La mirada azul. Antonio tenía esa forma de observar que lo decía todo. De pocas palabras y de profundas convicciones. Era humilde, discreto, infatigable y con un sentido del deber a prueba de desafíos. El compañero que todos querían al lado y la persona que se desvivía por los suyos. De los que nunca piden y siempre dan mucho más.
Era prudente, amable, divertido y cascarrabias. A veces era el gruñón que se hacía querer. A la vista saltaba que era bajito pero también bien plantado. Que se lo pregunten a Pili, su esposa, que tardó segundos en descubrir que aquel joven al que enamoró por carta, era un tipo noble, con un corazón de los que seduce en silencio.
Castellano recio, de la muy leal Medina de Rioseco, la posguerra le arrancó de la escuela para llevarle a cuidar cochinos, con apenas ocho años. Se educó con el hambre, la generosidad y la solidaridad en una familia de seis hermanos. No hay colegio que enseñe lo que cuesta crecer con el estómago vacío, con sabañones en las manos y con el futuro del revés.
Antonio vivió tiempos difíciles. Hizo la maleta y tomó un tren hacia Alemania. Era un emigrante orgulloso de su origen y su destino. De esa generación más lista que el hambre.
Armado con su calibre midió los tornillos, tuercas y rodamientos de un país respetuoso y agradecido. Siempre tuvo gratos recuerdos de aquella época austera. Dicen que cantaba por Antonio Molina en sus años mozos y que hasta formaba corro cuando entonaba. También presumía de Puskas, Di Stefano, Rial, Kopa y Gento. «¡Eso era una delantera y no los ‘tuercebotas’ de ahí abajo!», soltaba algunos domingos en el Bernabéu, en la grada, donde en tardes de gloria se encendía un farias y regalaba un abrazo a su Toñín y a su Maripili. Porque el señor Antonio exteriorizaba su afecto con cuentagotas, aunque todos sabíamos que por dentro era un caudal de cariño.

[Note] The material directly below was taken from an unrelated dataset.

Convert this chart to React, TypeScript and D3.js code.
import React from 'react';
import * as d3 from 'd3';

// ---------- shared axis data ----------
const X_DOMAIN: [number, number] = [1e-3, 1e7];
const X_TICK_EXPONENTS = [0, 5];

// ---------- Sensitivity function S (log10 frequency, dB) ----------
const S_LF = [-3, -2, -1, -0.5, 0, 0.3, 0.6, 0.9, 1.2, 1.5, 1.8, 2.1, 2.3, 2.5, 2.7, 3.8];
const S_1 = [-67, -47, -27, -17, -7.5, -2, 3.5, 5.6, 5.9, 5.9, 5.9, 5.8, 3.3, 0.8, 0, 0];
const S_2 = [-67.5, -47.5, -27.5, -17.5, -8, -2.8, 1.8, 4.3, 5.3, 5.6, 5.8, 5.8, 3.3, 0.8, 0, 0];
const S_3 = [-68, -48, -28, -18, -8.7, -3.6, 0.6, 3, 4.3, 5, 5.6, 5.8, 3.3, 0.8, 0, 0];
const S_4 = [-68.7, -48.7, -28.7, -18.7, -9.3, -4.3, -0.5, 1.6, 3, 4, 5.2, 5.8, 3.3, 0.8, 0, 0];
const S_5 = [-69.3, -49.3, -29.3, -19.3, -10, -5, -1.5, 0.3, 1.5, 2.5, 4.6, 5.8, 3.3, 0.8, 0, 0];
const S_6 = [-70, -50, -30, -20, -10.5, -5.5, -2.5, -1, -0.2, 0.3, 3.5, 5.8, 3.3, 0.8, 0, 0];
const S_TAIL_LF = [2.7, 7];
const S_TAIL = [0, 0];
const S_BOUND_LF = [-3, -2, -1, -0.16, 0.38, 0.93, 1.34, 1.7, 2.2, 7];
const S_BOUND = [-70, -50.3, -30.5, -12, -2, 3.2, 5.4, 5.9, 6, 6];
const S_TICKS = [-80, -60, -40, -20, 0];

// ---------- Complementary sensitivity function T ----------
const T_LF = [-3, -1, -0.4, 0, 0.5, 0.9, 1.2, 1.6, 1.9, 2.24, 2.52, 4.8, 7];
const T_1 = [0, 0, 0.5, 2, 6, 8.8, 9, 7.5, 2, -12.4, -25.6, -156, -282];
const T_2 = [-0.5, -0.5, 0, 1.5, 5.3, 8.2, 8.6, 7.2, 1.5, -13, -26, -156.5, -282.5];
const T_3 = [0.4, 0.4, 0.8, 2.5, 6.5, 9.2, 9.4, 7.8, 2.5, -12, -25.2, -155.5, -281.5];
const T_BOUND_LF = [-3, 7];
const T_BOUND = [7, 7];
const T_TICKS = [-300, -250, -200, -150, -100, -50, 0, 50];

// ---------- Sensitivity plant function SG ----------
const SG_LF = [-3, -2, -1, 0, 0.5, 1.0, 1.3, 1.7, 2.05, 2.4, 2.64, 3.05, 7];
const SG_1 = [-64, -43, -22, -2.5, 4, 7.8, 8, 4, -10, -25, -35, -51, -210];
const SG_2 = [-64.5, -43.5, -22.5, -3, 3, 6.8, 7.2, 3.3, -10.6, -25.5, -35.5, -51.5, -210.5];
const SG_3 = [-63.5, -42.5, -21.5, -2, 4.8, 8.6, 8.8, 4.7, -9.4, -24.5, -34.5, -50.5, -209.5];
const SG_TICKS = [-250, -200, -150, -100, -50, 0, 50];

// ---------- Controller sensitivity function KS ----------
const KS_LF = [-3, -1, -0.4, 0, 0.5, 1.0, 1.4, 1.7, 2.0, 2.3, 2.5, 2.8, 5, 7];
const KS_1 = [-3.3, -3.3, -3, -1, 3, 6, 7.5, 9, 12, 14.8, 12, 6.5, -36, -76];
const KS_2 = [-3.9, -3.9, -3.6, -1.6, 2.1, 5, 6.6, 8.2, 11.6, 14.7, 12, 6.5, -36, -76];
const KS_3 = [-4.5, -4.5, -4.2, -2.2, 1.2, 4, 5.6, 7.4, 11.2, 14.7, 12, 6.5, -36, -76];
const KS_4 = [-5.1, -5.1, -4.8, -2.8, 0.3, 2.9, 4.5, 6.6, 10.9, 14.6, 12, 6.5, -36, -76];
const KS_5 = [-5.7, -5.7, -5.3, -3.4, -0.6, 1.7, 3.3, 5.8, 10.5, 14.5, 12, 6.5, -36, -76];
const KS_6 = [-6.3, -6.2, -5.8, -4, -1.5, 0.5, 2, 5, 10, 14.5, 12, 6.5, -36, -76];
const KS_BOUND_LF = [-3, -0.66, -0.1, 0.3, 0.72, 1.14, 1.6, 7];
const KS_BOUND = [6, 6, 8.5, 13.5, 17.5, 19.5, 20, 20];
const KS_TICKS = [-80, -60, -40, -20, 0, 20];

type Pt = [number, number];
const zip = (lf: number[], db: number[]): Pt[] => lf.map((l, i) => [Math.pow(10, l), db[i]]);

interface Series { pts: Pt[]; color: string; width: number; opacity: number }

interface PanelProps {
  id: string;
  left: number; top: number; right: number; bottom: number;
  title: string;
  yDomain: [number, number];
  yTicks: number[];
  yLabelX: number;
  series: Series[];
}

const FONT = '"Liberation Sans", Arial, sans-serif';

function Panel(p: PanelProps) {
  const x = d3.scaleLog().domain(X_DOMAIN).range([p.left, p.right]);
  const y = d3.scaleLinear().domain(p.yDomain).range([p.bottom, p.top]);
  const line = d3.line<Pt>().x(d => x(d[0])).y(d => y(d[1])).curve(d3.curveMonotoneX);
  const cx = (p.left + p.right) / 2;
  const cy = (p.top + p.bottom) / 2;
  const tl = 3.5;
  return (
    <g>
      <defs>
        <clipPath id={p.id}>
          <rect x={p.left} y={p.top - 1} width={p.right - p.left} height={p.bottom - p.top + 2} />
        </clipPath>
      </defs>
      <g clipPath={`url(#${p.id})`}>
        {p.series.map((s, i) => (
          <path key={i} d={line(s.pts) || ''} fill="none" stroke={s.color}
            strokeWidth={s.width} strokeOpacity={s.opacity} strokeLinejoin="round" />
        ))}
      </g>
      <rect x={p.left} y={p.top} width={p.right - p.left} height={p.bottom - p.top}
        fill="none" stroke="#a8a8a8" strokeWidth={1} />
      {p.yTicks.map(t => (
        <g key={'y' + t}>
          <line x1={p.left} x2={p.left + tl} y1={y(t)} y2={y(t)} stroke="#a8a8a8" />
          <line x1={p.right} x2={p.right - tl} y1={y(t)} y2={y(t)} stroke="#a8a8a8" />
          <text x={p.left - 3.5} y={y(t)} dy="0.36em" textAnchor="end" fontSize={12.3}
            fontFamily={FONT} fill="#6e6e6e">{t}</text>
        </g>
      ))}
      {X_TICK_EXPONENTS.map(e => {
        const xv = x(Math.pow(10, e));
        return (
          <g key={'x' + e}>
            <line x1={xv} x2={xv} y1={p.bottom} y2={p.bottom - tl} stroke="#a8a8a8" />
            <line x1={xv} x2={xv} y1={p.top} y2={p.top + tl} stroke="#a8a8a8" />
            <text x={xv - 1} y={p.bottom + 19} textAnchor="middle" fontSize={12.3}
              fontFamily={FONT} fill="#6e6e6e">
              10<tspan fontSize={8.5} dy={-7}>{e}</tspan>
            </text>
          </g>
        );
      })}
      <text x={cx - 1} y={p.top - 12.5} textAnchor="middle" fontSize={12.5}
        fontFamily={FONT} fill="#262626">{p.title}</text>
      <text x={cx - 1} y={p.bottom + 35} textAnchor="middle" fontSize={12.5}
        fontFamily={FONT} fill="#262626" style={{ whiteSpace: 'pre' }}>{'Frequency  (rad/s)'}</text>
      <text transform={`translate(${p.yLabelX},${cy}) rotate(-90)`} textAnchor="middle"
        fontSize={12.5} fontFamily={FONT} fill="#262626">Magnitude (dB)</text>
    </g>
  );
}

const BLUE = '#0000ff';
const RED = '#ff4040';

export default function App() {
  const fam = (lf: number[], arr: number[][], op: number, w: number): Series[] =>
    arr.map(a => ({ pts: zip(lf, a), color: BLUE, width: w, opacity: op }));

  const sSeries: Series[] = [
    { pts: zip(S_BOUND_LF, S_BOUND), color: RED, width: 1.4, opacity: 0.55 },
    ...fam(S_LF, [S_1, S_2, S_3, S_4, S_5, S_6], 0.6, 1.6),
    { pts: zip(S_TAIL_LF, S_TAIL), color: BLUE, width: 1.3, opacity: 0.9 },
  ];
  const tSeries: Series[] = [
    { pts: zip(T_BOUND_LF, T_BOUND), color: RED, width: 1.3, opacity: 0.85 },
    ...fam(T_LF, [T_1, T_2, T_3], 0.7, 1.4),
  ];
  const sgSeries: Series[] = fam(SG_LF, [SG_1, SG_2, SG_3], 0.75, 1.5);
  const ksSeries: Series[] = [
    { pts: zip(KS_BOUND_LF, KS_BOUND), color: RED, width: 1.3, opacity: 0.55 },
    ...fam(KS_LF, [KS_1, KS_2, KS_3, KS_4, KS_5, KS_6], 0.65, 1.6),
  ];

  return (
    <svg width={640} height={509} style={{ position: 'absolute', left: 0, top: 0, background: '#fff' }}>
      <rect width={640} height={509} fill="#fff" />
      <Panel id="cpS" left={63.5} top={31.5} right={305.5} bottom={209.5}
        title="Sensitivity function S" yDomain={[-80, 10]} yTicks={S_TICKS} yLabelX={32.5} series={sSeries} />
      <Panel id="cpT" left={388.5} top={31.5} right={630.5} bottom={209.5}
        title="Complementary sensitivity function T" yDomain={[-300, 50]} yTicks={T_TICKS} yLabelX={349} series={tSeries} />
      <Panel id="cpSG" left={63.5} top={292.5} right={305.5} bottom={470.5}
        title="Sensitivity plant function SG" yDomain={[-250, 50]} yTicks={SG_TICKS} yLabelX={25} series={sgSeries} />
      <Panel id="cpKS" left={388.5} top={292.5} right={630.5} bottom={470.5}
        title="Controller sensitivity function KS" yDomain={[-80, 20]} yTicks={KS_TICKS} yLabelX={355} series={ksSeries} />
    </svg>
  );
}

La salud le fue esquiva la mitad de su vida, pero un padre como él podía con todo. Un cáncer de garganta amenazó su voz a los 40. Y después convivió con otro de pulmón, uno de colon y otro de páncreas. El corazón averiado, a juego con la tensión, la diabetes y un rosario de males que curaba su mujer rezando a San Antonio. Pensábamos que era inmortal. Luego vino el alzheimer. La memoria en blanco y la sonrisa por idioma…
Su fragilidad de pajarillo era engañosa. Su fortaleza venía del cielo, de ese ángel de la guarda que fue su mujer, esa bendición que siempre estuvo a su lado, quien le cuidaba y veneraba todos los días… todos los días sin excepción durante los años más largos,tristes y dolorosos.
Antonio se despidió el pasado 9 de noviembre, por la noche, mientras dormía. Apagó su mirada azul y dejó el legado de sus virtudes. Desde entonces nos aferramos al recuerdo eterno de un hombre bueno.
Antonio Lorenzo García murió el 9 de noviembre de 2016, a los 85 años.